I hate how clunky Dual wielder and TWF are written in 5.24 and how bad TWF is for fighters.
  • TWF will always be good for rogues trying to make sure at least one attack hits (so they get to inflict SA damage). Nick means they still can Cunning Action.
  • TWF with nick is good for a Ranger using Hunter's Mark.
  • TWF with nick would be good for Bladelocks using Hex if the specifics of being a bladelock played ball with TWF (maybe it works for a dex>cha warlock, I will have to check).

TWF with nick and Dual wielder... there are precious few examples where this looks great. Something with extra damage per attack that doesn't require constant bonus actions (such as moving around your hex or hunter's mark). Amazingly this seems to be barbarians (rage damage) and paladins using Divine Favor (note: both missing the bonus action attack for the first round of combat).
  • The barbarian is not as tied to THF as 2014 Reckless Attack+GWM synergy used to make it seem, but without a fighting style or fighter's extra ASIs, going TWF is quite a commitment.
  • The Paladin still needs to spend their first round bonus action casting Divine Favor, and the extra attack is competing with smite spells for bonus action (may have uses in altered rest-rules campaigns)
Both of them are spending a feat, so if we compare at 5th level to a 2HF with GWM and 18 str for either and greatsword or shortsword/handaxe and scimitar:
  • The barbarian is doing 4d6+3x str+4x rage (34 avg) compared to 4d6+2x str+2x rage +2x PB +possible bonus action 2d6+str+rage+PB (32, plus possible 16). Not exactly optimal.
  • The paladin is doing 4d6+4x str +4d4 (40) compared to 4d6*+2x str+2x PB+2d4 +possible bonus action 2d6+str+PB+2d4, or spend L2 spell for extra 3d8** (33, plus possible 16.5, or else possible 13.5) *and +1 AC for defensive fighting style, as I won't inflict GWF on this poor sod (+2 with possible +1 dmg on bonus attack if you disagree). **or less damage but other effects.
Again, with first round of combat missing the bonus action to put up the spell or rage. So the paladin is the best option, and even then it needs a bunch of situational setups (long combats, needing to conserve spells, not a lot of bonus-action attacks coming from GWM) to outperform a more standard build.

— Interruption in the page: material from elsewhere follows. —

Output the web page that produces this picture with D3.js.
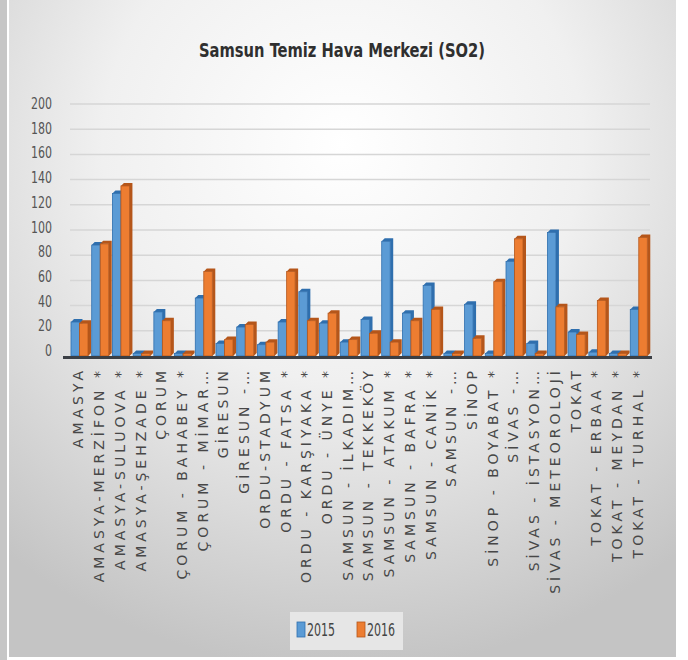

I think if you are dead set on building a twf character, and don't have a lot of consistent use for your bonus action (so maybe that fighter you mention), then perhaps it's worth the feat since you're going to be twf-ing anyways. Otherwise a valor bard Conjure Minor Elemental build I suppose*. *these seem to be 90% theory-craft anyways, might as well max out the concept

Otherwise, this feat seems to be like 2014's True Strike -- a reasonable ability designed for a slightly different game than the one we ended up with. If there were other bonus-action-less per-attack damage-adds (maybe this alt-D&D's Hunter's Mark could be moved as part of an attack action like drawing a weapon), or there was a power-attack feat similar to 2014 SS/GWM (that worked for light weapons), it would be a good feat.